**WHAT IS BEING ASKED**: Select all lines in the records that include "Write".

**GIVEN ENTRIES**:
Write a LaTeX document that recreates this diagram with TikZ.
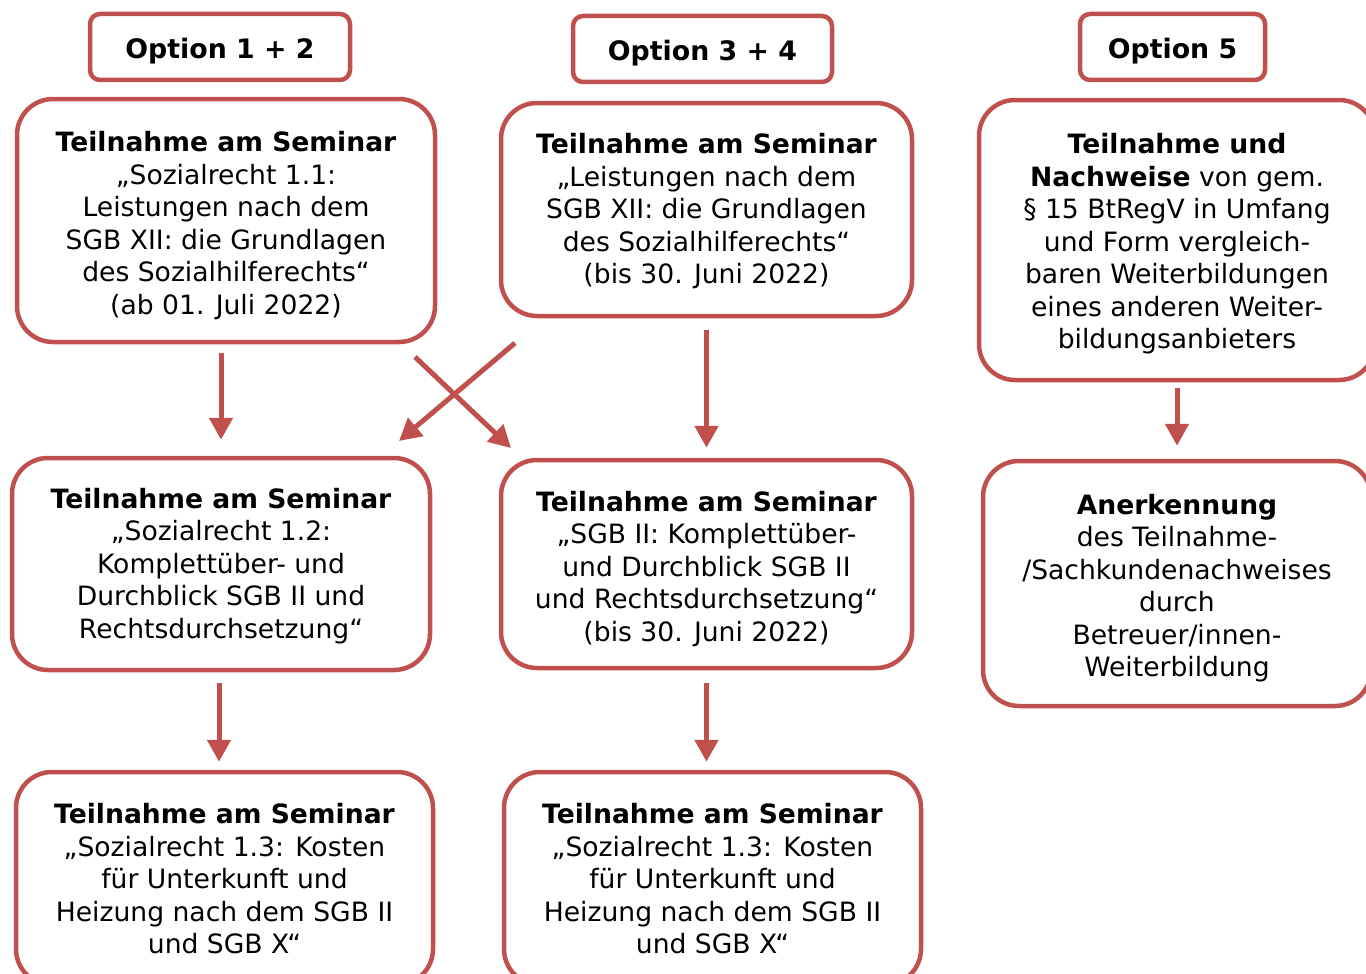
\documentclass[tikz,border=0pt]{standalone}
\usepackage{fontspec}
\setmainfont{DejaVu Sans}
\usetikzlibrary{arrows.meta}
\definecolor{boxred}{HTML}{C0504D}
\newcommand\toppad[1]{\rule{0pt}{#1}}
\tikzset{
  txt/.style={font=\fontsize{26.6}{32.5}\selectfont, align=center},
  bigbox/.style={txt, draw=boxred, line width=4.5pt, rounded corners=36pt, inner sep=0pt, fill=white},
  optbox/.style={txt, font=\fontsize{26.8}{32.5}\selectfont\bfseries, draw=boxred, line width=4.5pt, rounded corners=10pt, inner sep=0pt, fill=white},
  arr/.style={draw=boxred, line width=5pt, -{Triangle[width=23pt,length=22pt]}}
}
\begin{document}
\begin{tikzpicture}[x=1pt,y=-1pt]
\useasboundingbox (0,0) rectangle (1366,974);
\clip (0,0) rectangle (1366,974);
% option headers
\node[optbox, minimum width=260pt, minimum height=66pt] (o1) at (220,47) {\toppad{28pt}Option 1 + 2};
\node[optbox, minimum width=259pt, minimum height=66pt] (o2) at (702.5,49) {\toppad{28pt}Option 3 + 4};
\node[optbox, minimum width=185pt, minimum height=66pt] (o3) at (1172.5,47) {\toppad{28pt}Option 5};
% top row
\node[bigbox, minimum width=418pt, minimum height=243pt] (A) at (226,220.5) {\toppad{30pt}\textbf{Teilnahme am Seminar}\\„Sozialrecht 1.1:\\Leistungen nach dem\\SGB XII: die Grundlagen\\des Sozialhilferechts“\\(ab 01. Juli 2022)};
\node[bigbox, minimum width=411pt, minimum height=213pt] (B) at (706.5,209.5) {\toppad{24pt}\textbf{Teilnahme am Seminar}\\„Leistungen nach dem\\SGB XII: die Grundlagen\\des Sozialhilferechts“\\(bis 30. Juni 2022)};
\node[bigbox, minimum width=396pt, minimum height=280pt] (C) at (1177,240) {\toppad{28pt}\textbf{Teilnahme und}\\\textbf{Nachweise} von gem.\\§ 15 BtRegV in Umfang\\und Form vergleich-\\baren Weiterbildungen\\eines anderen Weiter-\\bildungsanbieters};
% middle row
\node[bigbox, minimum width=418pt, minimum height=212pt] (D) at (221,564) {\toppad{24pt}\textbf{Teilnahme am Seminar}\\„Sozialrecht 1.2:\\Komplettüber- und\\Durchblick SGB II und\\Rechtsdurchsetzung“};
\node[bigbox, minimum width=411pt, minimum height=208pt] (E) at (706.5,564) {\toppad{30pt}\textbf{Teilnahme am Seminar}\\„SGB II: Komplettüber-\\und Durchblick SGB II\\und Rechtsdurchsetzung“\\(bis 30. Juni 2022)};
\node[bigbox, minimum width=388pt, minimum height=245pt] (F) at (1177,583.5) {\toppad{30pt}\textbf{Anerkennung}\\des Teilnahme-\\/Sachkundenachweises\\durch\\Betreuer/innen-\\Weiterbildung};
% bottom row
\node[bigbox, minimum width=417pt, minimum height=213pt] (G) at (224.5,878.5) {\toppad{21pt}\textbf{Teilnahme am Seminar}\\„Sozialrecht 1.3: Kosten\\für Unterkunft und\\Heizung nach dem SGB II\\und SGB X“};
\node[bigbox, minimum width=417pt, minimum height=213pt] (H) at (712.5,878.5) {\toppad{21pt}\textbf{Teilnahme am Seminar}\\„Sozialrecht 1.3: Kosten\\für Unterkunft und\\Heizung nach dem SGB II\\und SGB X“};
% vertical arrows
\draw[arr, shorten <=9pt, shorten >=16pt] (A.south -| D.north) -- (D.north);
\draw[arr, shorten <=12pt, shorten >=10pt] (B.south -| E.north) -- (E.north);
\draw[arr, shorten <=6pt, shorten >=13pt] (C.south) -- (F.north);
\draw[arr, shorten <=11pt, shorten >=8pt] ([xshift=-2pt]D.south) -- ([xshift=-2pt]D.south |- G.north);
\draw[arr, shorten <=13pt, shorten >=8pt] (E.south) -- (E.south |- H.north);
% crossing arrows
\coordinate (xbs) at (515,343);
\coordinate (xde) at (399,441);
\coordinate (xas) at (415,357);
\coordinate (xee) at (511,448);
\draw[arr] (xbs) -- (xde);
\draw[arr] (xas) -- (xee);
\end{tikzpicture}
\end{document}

* * *

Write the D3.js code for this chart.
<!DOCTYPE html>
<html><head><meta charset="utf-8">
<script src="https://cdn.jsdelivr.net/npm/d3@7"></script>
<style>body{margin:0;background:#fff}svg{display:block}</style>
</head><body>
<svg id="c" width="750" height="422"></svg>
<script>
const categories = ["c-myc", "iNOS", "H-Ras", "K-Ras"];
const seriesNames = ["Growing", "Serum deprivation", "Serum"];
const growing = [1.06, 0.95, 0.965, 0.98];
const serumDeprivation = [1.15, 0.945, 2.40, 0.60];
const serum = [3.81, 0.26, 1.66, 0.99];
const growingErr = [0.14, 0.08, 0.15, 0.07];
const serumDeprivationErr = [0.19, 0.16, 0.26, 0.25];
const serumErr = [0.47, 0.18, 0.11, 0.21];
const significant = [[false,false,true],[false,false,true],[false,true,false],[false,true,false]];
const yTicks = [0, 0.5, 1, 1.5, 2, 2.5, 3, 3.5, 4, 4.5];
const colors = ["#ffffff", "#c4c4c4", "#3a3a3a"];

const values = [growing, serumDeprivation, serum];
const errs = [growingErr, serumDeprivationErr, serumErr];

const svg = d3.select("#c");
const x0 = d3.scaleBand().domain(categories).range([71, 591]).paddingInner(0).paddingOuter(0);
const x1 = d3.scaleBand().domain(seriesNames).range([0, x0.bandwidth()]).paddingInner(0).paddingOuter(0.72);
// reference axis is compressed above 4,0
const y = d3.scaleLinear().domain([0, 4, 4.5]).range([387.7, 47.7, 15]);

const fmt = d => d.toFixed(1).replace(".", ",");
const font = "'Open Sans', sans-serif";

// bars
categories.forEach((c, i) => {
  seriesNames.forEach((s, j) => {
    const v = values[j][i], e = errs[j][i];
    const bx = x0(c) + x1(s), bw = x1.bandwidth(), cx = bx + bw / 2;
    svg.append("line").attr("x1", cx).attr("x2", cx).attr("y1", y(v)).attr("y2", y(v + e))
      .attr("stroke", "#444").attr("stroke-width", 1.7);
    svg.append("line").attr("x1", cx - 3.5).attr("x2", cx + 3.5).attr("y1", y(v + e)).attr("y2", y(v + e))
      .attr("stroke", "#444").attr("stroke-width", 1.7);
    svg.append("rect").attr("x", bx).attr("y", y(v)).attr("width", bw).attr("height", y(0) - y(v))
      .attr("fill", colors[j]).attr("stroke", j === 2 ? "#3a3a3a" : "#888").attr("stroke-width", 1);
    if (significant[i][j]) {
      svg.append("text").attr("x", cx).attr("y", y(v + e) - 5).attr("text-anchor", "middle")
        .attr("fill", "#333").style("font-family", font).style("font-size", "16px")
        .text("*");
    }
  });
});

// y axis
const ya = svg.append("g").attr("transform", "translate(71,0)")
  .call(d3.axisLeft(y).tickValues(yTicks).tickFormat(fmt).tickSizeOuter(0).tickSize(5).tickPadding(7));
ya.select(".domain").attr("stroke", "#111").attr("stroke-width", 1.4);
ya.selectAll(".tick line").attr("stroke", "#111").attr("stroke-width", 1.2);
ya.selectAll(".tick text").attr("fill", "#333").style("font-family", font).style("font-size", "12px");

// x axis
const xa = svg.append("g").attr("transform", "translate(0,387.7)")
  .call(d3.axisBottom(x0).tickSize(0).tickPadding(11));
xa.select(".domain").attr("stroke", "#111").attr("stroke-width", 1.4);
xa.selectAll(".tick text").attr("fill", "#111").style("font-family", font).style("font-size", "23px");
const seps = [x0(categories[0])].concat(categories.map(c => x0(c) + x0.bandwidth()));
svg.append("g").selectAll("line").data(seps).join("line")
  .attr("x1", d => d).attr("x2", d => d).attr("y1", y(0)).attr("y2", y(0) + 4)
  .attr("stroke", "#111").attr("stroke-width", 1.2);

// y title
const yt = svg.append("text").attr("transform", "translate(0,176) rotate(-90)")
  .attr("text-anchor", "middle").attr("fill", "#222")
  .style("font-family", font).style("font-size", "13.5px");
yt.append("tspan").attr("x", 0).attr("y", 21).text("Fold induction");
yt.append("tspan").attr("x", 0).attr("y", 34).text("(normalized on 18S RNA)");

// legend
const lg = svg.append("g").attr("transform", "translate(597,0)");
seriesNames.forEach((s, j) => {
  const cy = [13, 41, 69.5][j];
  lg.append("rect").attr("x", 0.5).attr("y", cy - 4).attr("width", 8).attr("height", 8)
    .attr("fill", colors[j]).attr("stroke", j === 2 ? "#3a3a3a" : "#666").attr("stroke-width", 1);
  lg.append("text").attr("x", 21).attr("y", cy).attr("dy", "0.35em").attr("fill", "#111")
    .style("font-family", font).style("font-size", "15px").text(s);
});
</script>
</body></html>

**TASK RESULT**:
Write a LaTeX document that recreates this diagram with TikZ.
Write the D3.js code for this chart.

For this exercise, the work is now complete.